Touki Bouki, another film from Senegal, has two characters, rob, scheme and grift so that they can afford their passage to escape Africa as well and move to France. In the end, even after all the lies and danger, only Charlie makes it on the boat to France, while Mory is left behind to contend with his fate.
Aya of Yop City takes place in 1970s Cote D’Ivoire and one of the side characters romanticizes France as well, dreaming just like Diouana, Mory and Charlie of living a better life abroad in the imperial core. Bintou attempts to romance a man who lives in Paris so that she can leave with him one day, but in the end he ends up being nothing more than a simple charlatan, poor and stuck in Youpogan just like Bintou and the rest of the characters in the film. In all three films, the pursuit of France is punished in some ways. Whether shown overtly or implied, France as a concept is seen as evil to Africans, only to be engaged with as necessary.
In contrast, Paris Blues (1961) an American film about American expats in Paris has a much more favorable view on France. Eddie, an African American musician, lives in France to escape the overbearing racism he faces in Jim Crow America. Eddie feels more respected amongst the French. In reality, many Africans during that same time period felt othered and discriminated against when they entered the country. It’s an interesting dynamic that portrays the very real migration wave that many African American artists and performers made to France in search of a better life. Even in Passing (2021) which I also re-watched this month, Irene and Brian consider moving abroad themselves to escape racism in 1920s Harlem. Even living in a community as upper middle class black people, they can’t mitigate the effects of anti blackness. Away from America seems to be their only way.
It’s an interesting dichotomy, the American “expat” experience versus the African “immigrant” one. (Notice who gets labeled immigrants and who as expats).
This back and forth struggle I was noticing in my viewing this month is rooted in real history. Black Americans, creatives especially, have been immigrating to France since the 19th century, most notably during the Harlem Renaissance in 1920s and 30s (the same era that Passing takes place). The likes of James Baldwin, Eartha Kitt, Josephine Baker and more found themselves comfortable in Paris in a way they never found in America.
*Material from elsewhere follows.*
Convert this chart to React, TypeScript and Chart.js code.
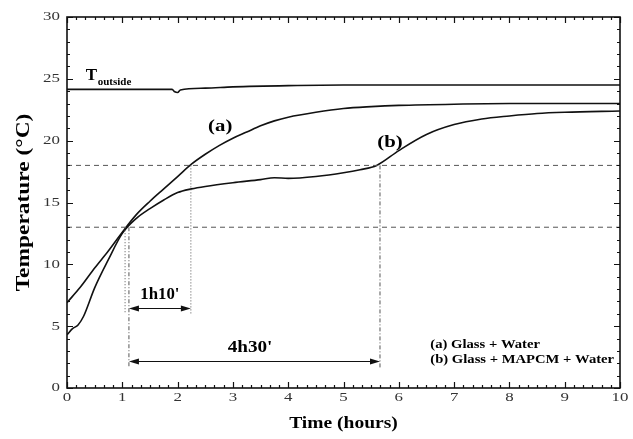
import React, { useEffect, useRef } from "react";
import { Chart, registerables } from "chart.js";

Chart.register(...registerables);

// ---- data ----
const timeA = [0, 0.25, 0.5, 0.75, 1.0, 1.25, 1.5, 1.75, 2.0, 2.25, 2.5, 2.75, 3.0, 3.25, 3.5, 3.75, 4.0, 4.5, 5.0, 5.5, 6.0, 7.0, 8.0, 9.0, 10.0];
const tempA = [6.9, 8.2, 9.7, 11.1, 12.6, 14.0, 15.1, 16.1, 17.1, 18.1, 18.9, 19.6, 20.2, 20.7, 21.2, 21.6, 21.9, 22.3, 22.6, 22.75, 22.85, 22.95, 23.0, 23.0, 23.0];

const timeB = [0, 0.1, 0.2, 0.3, 0.5, 0.75, 1.0, 1.25, 1.5, 1.75, 2.0, 2.25, 2.5, 3.0, 3.5, 3.75, 4.0, 4.5, 5.0, 5.3, 5.6, 6.0, 6.5, 7.0, 7.5, 8.0, 8.5, 9.0, 10.0];
const tempB = [4.3, 4.8, 5.1, 5.8, 8.1, 10.4, 12.5, 13.7, 14.5, 15.2, 15.8, 16.1, 16.3, 16.6, 16.85, 17.0, 16.95, 17.1, 17.4, 17.65, 18.0, 19.2, 20.5, 21.3, 21.75, 22.0, 22.2, 22.3, 22.4];

const timeOut = [0, 1.0, 1.9, 1.95, 2.0, 2.05, 2.5, 3.0, 4.0, 5.0, 6.0, 8.0, 10.0];
const tempOut = [24.15, 24.15, 24.15, 23.95, 23.9, 24.1, 24.25, 24.35, 24.45, 24.5, 24.5, 24.5, 24.5];

const xTickValues = [0, 1, 2, 3, 4, 5, 6, 7, 8, 9, 10];
const yTickValues = [0, 5, 10, 15, 20, 25, 30];

const refLevels = [13, 18];
// vertical guides: [time, top temperature, bottom temperature]
const dottedGuides = [[1.05, 13, 6], [2.24, 18, 6]];
const dashDotGuides = [[1.12, 13, 1.6], [5.66, 18, 1.6]];
// arrows: [from time, to time, temperature]
const arrows = [[1.12, 2.24, 6.5], [1.12, 5.66, 2.2]];

const xTitle = "Time (hours)";
const yTitle = "Temperature (°C)";
const labelA = "(a)";
const labelB = "(b)";
const legendLines = ["(a) Glass + Water", "(b) Glass + MAPCM + Water"];

const toPts = (xs: number[], ys: number[]) => xs.map((x, i) => ({ x, y: ys[i] }));

const SERIF = "'Liberation Serif', 'Times New Roman', serif";

function txt(ctx: any, s: string, x: number, y: number, font: string, align: string, sx: number, color = "#000", rot = 0) {
  ctx.save();
  ctx.translate(x, y);
  if (rot) ctx.rotate(rot);
  ctx.scale(sx, 1);
  ctx.font = font;
  ctx.fillStyle = color;
  ctx.textAlign = align;
  ctx.textBaseline = "middle";
  ctx.fillText(s, 0, 0);
  ctx.restore();
}

const overlayPlugin = {
  id: "overlay",
  afterDatasetsDraw(chart: any) {
    const { ctx, chartArea, scales } = chart;
    const xs = scales.x;
    const ys = scales.y;
    const { left, right, top, bottom } = chartArea;
    ctx.save();
    ctx.strokeStyle = "#111";
    ctx.fillStyle = "#111";

    // ticks (inward) on all four sides
    ctx.lineWidth = 1.2;
    for (let i = 0; i <= 60; i++) {
      const v = i / 6;
      const px = Math.round(xs.getPixelForValue(v)) + 0.5;
      const len = i % 6 === 0 ? 6 : 3;
      ctx.beginPath();
      ctx.moveTo(px, bottom);
      ctx.lineTo(px, bottom - len);
      ctx.moveTo(px, top);
      ctx.lineTo(px, top + len);
      ctx.stroke();
    }
    for (let v = 0; v <= 30; v++) {
      const py = Math.round(ys.getPixelForValue(v)) + 0.5;
      const len = v % 5 === 0 ? 6 : 3;
      ctx.beginPath();
      ctx.moveTo(left, py);
      ctx.lineTo(left + len, py);
      ctx.moveTo(right, py);
      ctx.lineTo(right - len, py);
      ctx.stroke();
    }
    // frame
    ctx.lineWidth = 1.6;
    ctx.strokeRect(left, top, right - left, bottom - top);

    // arrows
    ctx.lineWidth = 1;
    arrows.forEach(([t0, t1, temp]) => {
      const x0 = xs.getPixelForValue(t0);
      const x1 = xs.getPixelForValue(t1);
      const y = Math.round(ys.getPixelForValue(temp)) + 0.5;
      ctx.beginPath();
      ctx.moveTo(x0 + 4, y);
      ctx.lineTo(x1 - 4, y);
      ctx.stroke();
      const head = (xt: number, dir: number) => {
        ctx.beginPath();
        ctx.moveTo(xt, y);
        ctx.lineTo(xt - dir * 10, y - 3);
        ctx.lineTo(xt - dir * 10, y + 3);
        ctx.closePath();
        ctx.fill();
      };
      head(x0, -1);
      head(x1, 1);
    });
    ctx.restore();

    // tick labels
    const tickFont = `13px ${SERIF}`;
    xTickValues.forEach((v) => {
      txt(ctx, String(v), xs.getPixelForValue(v), bottom + 10, tickFont, "center", 1.3, "#333");
    });
    yTickValues.forEach((v) => {
      txt(ctx, String(v), left - 7, ys.getPixelForValue(v), tickFont, "right", 1.3, "#333");
    });

    // axis titles
    txt(ctx, xTitle, (left + right) / 2, 424, `bold 16px ${SERIF}`, "center", 1.22);
    txt(ctx, yTitle, 24, (top + bottom) / 2, `bold 18px ${SERIF}`, "center", 1.3, "#000", -Math.PI / 2);

    // T outside
    ctx.save();
    ctx.fillStyle = "#000";
    ctx.textBaseline = "alphabetic";
    ctx.textAlign = "left";
    ctx.font = `bold 17px ${SERIF}`;
    const tx = xs.getPixelForValue(0.34);
    const ty = ys.getPixelForValue(24.9);
    ctx.fillText("T", tx, ty);
    const tw = ctx.measureText("T").width;
    ctx.font = `bold 11px ${SERIF}`;
    ctx.fillText("outside", tx + tw + 0.5, ty + 5);
    ctx.restore();

    // curve labels & intervals
    txt(ctx, labelA, xs.getPixelForValue(2.77), ys.getPixelForValue(21.1), `bold 16px ${SERIF}`, "center", 1.3);
    txt(ctx, labelB, xs.getPixelForValue(5.84), ys.getPixelForValue(19.8), `bold 16px ${SERIF}`, "center", 1.3);
    txt(ctx, "1h10'", xs.getPixelForValue(1.68), ys.getPixelForValue(7.5), `bold 16px ${SERIF}`, "center", 1.05);
    txt(ctx, "4h30'", xs.getPixelForValue(3.31), ys.getPixelForValue(3.25), `bold 16px ${SERIF}`, "center", 1.2);

    // legend text
    const legX = xs.getPixelForValue(6.57);
    txt(ctx, legendLines[0], legX, ys.getPixelForValue(3.45), `bold 12px ${SERIF}`, "left", 1.22);
    txt(ctx, legendLines[1], legX, ys.getPixelForValue(2.3), `bold 12px ${SERIF}`, "left", 1.22);
  },
};

export default function App() {
  const ref = useRef<HTMLCanvasElement | null>(null);
  useEffect(() => {
    if (!ref.current) return;
    const curve = (data: any[]) => ({
      data,
      borderColor: "#111",
      borderWidth: 1.6,
      pointRadius: 0,
      showLine: true,
      fill: false,
      cubicInterpolationMode: "monotone" as const,
    });
    const guide = (data: any[], dash: number[]) => ({
      data,
      borderColor: "#555",
      borderWidth: 1,
      borderDash: dash,
      pointRadius: 0,
      showLine: true,
      fill: false,
    });
    const datasets: any[] = [
      ...refLevels.map((lv) => guide([{ x: 0, y: lv }, { x: 10, y: lv }], [5, 4])),
      ...dottedGuides.map(([t, a, b]) => guide([{ x: t, y: a }, { x: t, y: b }], [1, 2])),
      ...dashDotGuides.map(([t, a, b]) => guide([{ x: t, y: a }, { x: t, y: b }], [4, 2, 1, 2])),
      curve(toPts(timeOut, tempOut)),
      curve(toPts(timeA, tempA)),
      curve(toPts(timeB, tempB)),
    ];
    const chart = new Chart(ref.current, {
      type: "scatter",
      data: { datasets },
      options: {
        animation: false,
        responsive: false,
        maintainAspectRatio: false,
        layout: { padding: { top: 17, right: 13, left: 0, bottom: 0 } },
        plugins: { legend: { display: false }, tooltip: { enabled: false } },
        scales: {
          x: {
            type: "linear",
            min: 0,
            max: 10,
            afterFit: (s: any) => { s.height = 51; },
            afterBuildTicks: (s: any) => { s.ticks = xTickValues.map((v) => ({ value: v })); },
            grid: { display: false, drawTicks: false },
            border: { display: false },
            ticks: { display: false },
            title: { display: false },
          },
          y: {
            type: "linear",
            min: 0,
            max: 30,
            afterFit: (s: any) => { s.width = 67; },
            afterBuildTicks: (s: any) => { s.ticks = yTickValues.map((v) => ({ value: v })); },
            grid: { display: false, drawTicks: false },
            border: { display: false },
            ticks: { display: false },
            title: { display: false },
          },
        },
      },
      plugins: [overlayPlugin],
    } as any);
    return () => chart.destroy();
  }, []);
  return (
    <div style={{ position: "absolute", left: 0, top: 0, width: 633, height: 439, background: "#fff" }}>
      <canvas ref={ref} width={633} height={439} style={{ display: "block", width: 633, height: 439 }} />
    </div>
  );
}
There is a certain Western privilege in being able to escape one imperialist nation to another even when one is fleeing from persecution themselves. I don’t think in the films I watched nor in real life would I admonish Black Americans for seeking refuge, but learning about the other experiences in the Black diaspora would be eye opening for everyone.
Quincy Jones is a legend
I ended up watching three films that were scored by the great Quincy Jones. In The Heat of the Night (1967), The Wiz (1978) and The Color Purple (1985). While I doubt this comes to any surprise to most people familiar with Jones, I was struck by how versatile he is as a composer. Three films, spanning three different decades and three different genres. In the Heat of the Night’s score is centered on a song of the same name, produced by Jones and sung by another black legend, Ray Charles. It’s a simmering jazz tune that suits the dark murder mystery well. In contrast, my favorite of Jones’s contributions to The Wiz soundtrack is the “Emerald City Sequence”. A near seven minute disco smash that combines three songs, it’s the definitive highlight of the film. In The Color Purple, Jones’ takes his jazz on the sentimental route, with a sweet and almost cloying score to tell the multigenerational story of black women living in the early 20th century. Quincy Jones has scored some of the most iconic moments in black film and it’s history can’t be told without him.
An Appreciation for History
I didn’t mind that most of the films I watched this month were set in the past and dealt with the hardships and very real realities of black people. It’s a good reminder that we can never forget our history and it made the moments of black joy I found in these films hit even harder. I cried when Celie and Nettie reunited after decades at the end of The Color Purple, I was charmed by the dance sequences in Passing and I was smitten between Sidney Poitier and Diahann Carroll’s love affair in Paris Blues
While I do wish I had watched more films from mid-century black directors, there’s so much diversity and genres to be watched out there.